Pulsed-Sound Measurements of the Influence of High-Amplitude Noise on Boundary-Layer Transition to Turbulence

摘要

An experimental study of leading-edge receptivity to high-amplitude acoustic forcing was conducted in the low- turbulence Arizona State University Unsteady Wind Tunnel. The experiment examined unstable wave evolution in a Blasius boundary layer produced on a flat plate. A pulsed-sound technique was employed to generate Measurements of receptivity coefficients for a 20:1 modified-super-ellipse leading edge. The leading-edge profile ensures that there is no curvature discontinuity at the flat-plate juncture, therefore limiting the receptivity sources. The goal of the pulsed-sound method was to prevent the superposition of the Stokes and Tollmien-Schlichting (T-S) waves that were prevalent in previous experiments.
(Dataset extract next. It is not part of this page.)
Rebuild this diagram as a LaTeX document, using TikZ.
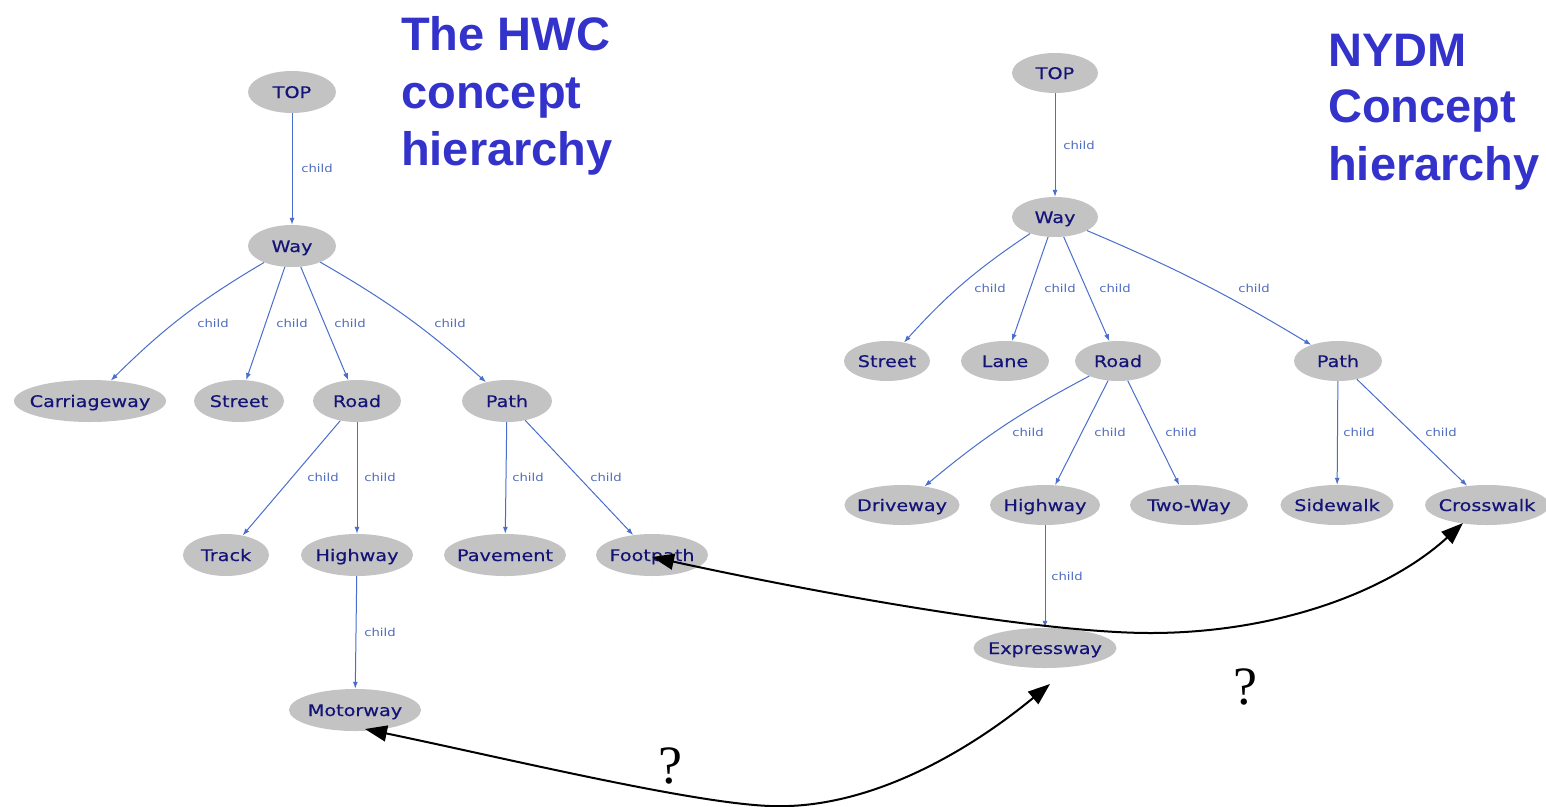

Separation was achieved via a short acoustic pulse, followed by the conditional sampling of the boundary layer. The resulting signal yielded a pure T-S wave. The signals were examined in the frequency domain, where the magnitudes of the ensemble-averaged Fourier coefficients were used to calculate the receptivity coefficients. These experiments resolved the erroneous narrow pass-band response of all other experiments, extended the measurement range of previous experiments, and provided very good validation of analytical and numerical models. Results revealed good agreement with linear stability theory. Receptivity coefficients are presented and the first step to a transition prediction scheme has been completed.